O executivo, que estava na Telebrásna época da privatização, trabalhava na área de telefonia pública quando as operadoras lançaram os primeiros planos na modalidade pré-paga. “Pensei: é a morte do orelhão”, recorda.
Não foi bem isso que aconteceu. De fato, os pré-pagos foram os propulsores da telefonia móvel – representam mais de 80% dos assinantes do serviço. No entanto, as tarifas praticadas ainda são altas, o que cria uma situação curiosa: muitos assinantes usam o celular só para receber chamadas e recorrem ao bom e velho orelhão quando precisam ligar para alguém.
Nos últimos anos, gerou-se outra distorção local. Os brasileiros perceberam que é mais barato ligar para um assinante da mesma operadora e, a partir daí, passaram a ter um chip de cada empresa de telefonia móvel. Essa prática ajudou a multiplicar o número de linhas habilitadas no país.
“Ninguém acreditava que a densidade da telefonia móvel passaria muito dos 40% no Brasil”, diz Eduardo Tude, sócio da consultoria Teleco, especializada em telecomunicações. Neste ano, o índice chegou a 104 celulares para cada cem habitantes.
Sob qualquer ângulo, os números exibidos pelo mercado brasileiro superam com folga as previsões feitas pela própria Anatel. Em 1997 (ano em que foram vendidas as licenças para as operadoras da banda B, que introduziram a concorrência no setor), o órgão regulador projetava um cenário segundo o qual o país alcançaria 23 milhões de celulares em 2003. O número real foi o dobro disso. Daí em diante, o ritmo de crescimento só aumentou.
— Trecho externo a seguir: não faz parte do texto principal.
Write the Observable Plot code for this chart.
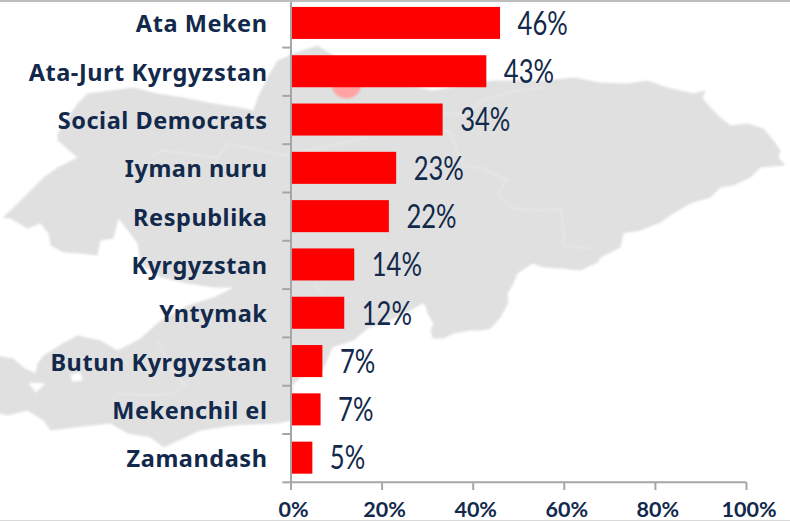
<!DOCTYPE html>
<html>
<head>
<meta charset="utf-8">
<script src="https://cdn.jsdelivr.net/npm/d3@7"></script>
<script src="https://cdn.jsdelivr.net/npm/@observablehq/plot@0.6"></script>
<style>
html,body{margin:0;padding:0;background:#fff}
#stage{position:relative;width:790px;height:521px;overflow:hidden;background:#fff}
#stage svg{position:absolute;left:0;top:0;overflow:visible}
#map svg{filter:blur(0.9px)}
#edge-top,#edge-bottom{position:absolute;left:0;width:790px;background:#bdbdbd}
#edge-top{top:0;height:2px}
#edge-bottom{top:520px;height:1px;background:#d9d9d9}
g[aria-label="y-axis tick label"] text{letter-spacing:.55px}
</style>
</head>
<body>
<div id="stage"><div id="map"></div><div id="chart"></div><div id="edge-top"></div><div id="edge-bottom"></div></div>
<script>
const parties = ["Ata Meken","Ata-Jurt Kyrgyzstan","Social Democrats","Iyman nuru","Respublika","Kyrgyzstan","Yntymak","Butun Kyrgyzstan","Mekenchil el","Zamandash"];
const barValues = [46,43,33.4,23.2,21.6,14,11.8,7,6.6,4.8];
const valueLabels = ["46%","43%","34%","23%","22%","14%","12%","7%","7%","5%"];
const xTicks = [0,20,40,60,80,100];

// Kyrgyzstan silhouette: [longitude, latitude]
const countryOutline = [[69.228,41.53],[69.382,41.63],[69.62,41.80],[69.802,41.93],[69.998,42.03],[70.278,42.13],[69.998,42.30],[69.998,42.37],[70.278,42.67],[70.418,42.77],[70.74,42.80],[71.062,42.83],[71.398,42.77],[71.762,42.73],[72.182,42.67],[72.56,42.63],[72.742,42.60],[72.798,42.73],[72.938,42.93],[73.078,43.10],[73.302,43.17],[73.638,43.25],[73.82,43.17],[73.96,43.10],[74.52,42.95],[74.94,42.85],[75.262,42.80],[75.57,42.84],[75.92,42.88],[76.102,42.90],[76.438,42.90],[76.802,42.90],[77.222,42.93],[77.6,42.88],[77.978,42.87],[78.258,42.90],[78.538,42.83],[78.902,42.77],[79.07,42.80],[79.028,42.72],[79.14,42.63],[79.28,42.53],[79.42,42.45],[79.658,42.47],[79.882,42.42],[80.022,42.30],[80.12,42.20],[80.092,42.13],[80.19,42.05],[79.84,42.03],[79.70,41.93],[79.462,41.85],[79.28,41.83],[79.14,41.73],[78.86,41.67],[78.622,41.57],[78.44,41.48],[78.16,41.40],[77.922,41.37],[77.88,41.23],[77.6,41.13],[77.558,41.08],[77.32,41.00],[77.04,41.02],[76.802,41.03],[76.648,41.07],[76.438,40.97],[76.382,40.87],[76.298,40.77],[76.312,40.68],[76.2,40.53],[76.06,40.42],[75.948,40.40],[75.78,40.40],[75.542,40.37],[75.402,40.32],[75.248,40.32],[75.22,40.40],[75.262,40.47],[75.178,40.57],[75.15,40.65],[75.108,40.67],[74.94,40.60],[74.59,40.48],[74.338,40.42],[74.142,40.30],[73.848,40.23],[73.708,40.00],[73.4,39.93],[73.288,39.85],[73.274,39.50],[73.078,39.47],[72.462,39.45],[72.0,39.40],[71.482,39.23],[71.3,39.33],[70.978,39.37],[70.74,39.47],[70.222,39.43],[69.9,39.40],[69.802,39.50],[69.578,39.60],[69.298,39.55],[69.13,39.58],[69.13,40.15],[69.382,40.12],[69.522,40.03],[69.69,39.97],[69.718,40.07],[69.802,40.15],[70.068,40.27],[70.278,40.35],[70.6,40.30],[70.838,40.20],[71.16,40.32],[71.44,40.50],[71.818,40.65],[72.182,40.73],[72.462,40.83],[72.182,40.83],[71.818,40.87],[71.44,40.93],[71.16,41.07],[71.118,41.27],[70.95,41.43],[70.852,41.52],[70.782,41.32],[70.6,41.30],[70.558,41.15],[70.32,41.17],[70.082,41.18],[69.9,41.25],[69.872,41.37],[69.76,41.47],[69.578,41.42],[69.34,41.52],[69.228,41.53]];
const enclaves = [
  [[70.18,39.96],[70.208,39.89],[70.348,39.90],[70.32,39.98],[70.18,39.96]],
  [[69.592,39.88],[69.69,39.78],[69.83,39.87],[69.592,39.88]]
];
const regionBorders = [
  [[76.802,42.83],[76.438,42.80],[75.92,42.70],[75.78,42.57],[75.402,42.57]],
  [[75.402,42.40],[75.5,42.38],[75.57,42.23],[75.682,42.05],[75.962,42.02],[76.298,41.90],[76.158,41.77],[76.382,41.62],[76.76,41.60],[77.04,41.62],[77.082,41.43],[77.082,41.25],[77.46,41.22]],
  [[74.338,42.33],[73.68,42.23],[73.162,42.15],[72.378,42.27],[72.238,42.13],[71.44,42.20],[71.3,42.13]],
  [[73.582,40.87],[73.722,40.77]],
  [[70.74,39.70],[70.88,39.77],[71.202,39.75],[71.622,39.77],[71.79,39.85],[71.58,40.03],[71.398,40.30]]
];
const capital = [{lon:74.044,lat:42.87}];

const mapProjection = d3.geoTransform({
  point(lon, lat) { this.stream.point((lon - 69.2) / 0.014, (43.7 - lat) * 100); }
});

const mapPlot = Plot.plot({
  width: 790, height: 521, margin: 0,
  style: {background: "transparent"},
  projection: mapProjection,
  marks: [
    Plot.geo({type: "Polygon", coordinates: [countryOutline, ...enclaves]}, {fill: "#e0e0e0", stroke: "none"}),
    Plot.geo({type: "MultiLineString", coordinates: regionBorders}, {fill: "none", stroke: "#e9e9e9", strokeWidth: 1.5}),
    Plot.dot(capital, {x: "lon", y: "lat", r: 15, fill: "#ffa3a3", stroke: "none"})
  ]
});
document.getElementById("map").append(mapPlot);

const ink = "#12294b", axisGray = "#a6a6a6";
const table = parties.map((party, i) => ({party, value: barValues[i], label: valueLabels[i]}));
const halfStep = 48.3 / 2;

const chart = Plot.plot({
  width: 790, height: 521,
  marginTop: 0, marginBottom: 39, marginLeft: 290.5, marginRight: 44,
  style: {background: "transparent"},
  x: {domain: [0, 100], range: [290.5, 746]},
  y: {domain: parties, range: [-1.2, 481.8], paddingInner: 0.337, paddingOuter: 0.168, align: 0.5, round: false},
  marks: [
    Plot.barX(table, {x: "value", y: "party", fill: "#ff0000"}),
    Plot.ruleY(parties, {y: d => d, x1: -1.8, x2: 0, dy: halfStep, stroke: axisGray, strokeWidth: 2}),
    Plot.ruleY(parties.slice(-1), {y: d => d, x1: 0, x2: 100, dy: halfStep, stroke: axisGray, strokeWidth: 2}),
    Plot.ruleX([0], {stroke: axisGray, strokeWidth: 2}),
    Plot.axisY({anchor: "left", label: null, tickSize: 0, tickPadding: 23.5, dy: 1.5, fontSize: 23.5, fontWeight: 700, fontFamily: "Noto Sans", fill: ink}),
    Plot.axisX({anchor: "bottom", label: null, ticks: xTicks, text: null, tickSize: 8, stroke: axisGray, strokeWidth: 2}),
    Plot.axisX({anchor: "bottom", label: null, ticks: xTicks, tickFormat: d => d + "%", tickSize: 0, tickPadding: 19.5, dx: 2.5, fontSize: 21.5, fontWeight: 700, fontFamily: "Lato", fill: ink}),
    Plot.text(table, {x: "value", y: "party", text: "label", textAnchor: "start", dx: 17, dy: 1, fontSize: 32, fontFamily: "Lato", fill: ink})
  ]
});
document.getElementById("chart").append(chart);
// The reference's value labels use a condensed face: narrow the glyphs to match.
d3.select(chart).selectAll('g[aria-label="text"] text').each(function () {
  this.setAttribute("textLength", this.getComputedTextLength() * 0.8);
  this.setAttribute("lengthAdjust", "spacingAndGlyphs");
});
</script>
</body>
</html>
Contribuiu para isso uma queda acentuada nos preços dos aparelhos de celular e dos equipamentos usados nas redes das teles. No início da década, o governo fez uma opção pelo padrão tecnológico GSM, que tem mais escala no mercado internacional e, por isso, oferece preços mais baixos. “A melhora da economia brasileira e a estabilidade das taxas de câmbio também tiveram importância para que o mercado crescesse dessa forma”, diz Luís Minoru, diretor de consultoria da PromonLogicalis, integradora de sistemas de tecnologia.
Mais do que isso, a forte competição entre as teles fez do telefone móvel um bem acessível a milhões de brasileiros que nunca puderam ter uma linha fixa. “O celular era um artigo de luxo. Hoje, não é mais”, afirma Tude, da Teleco.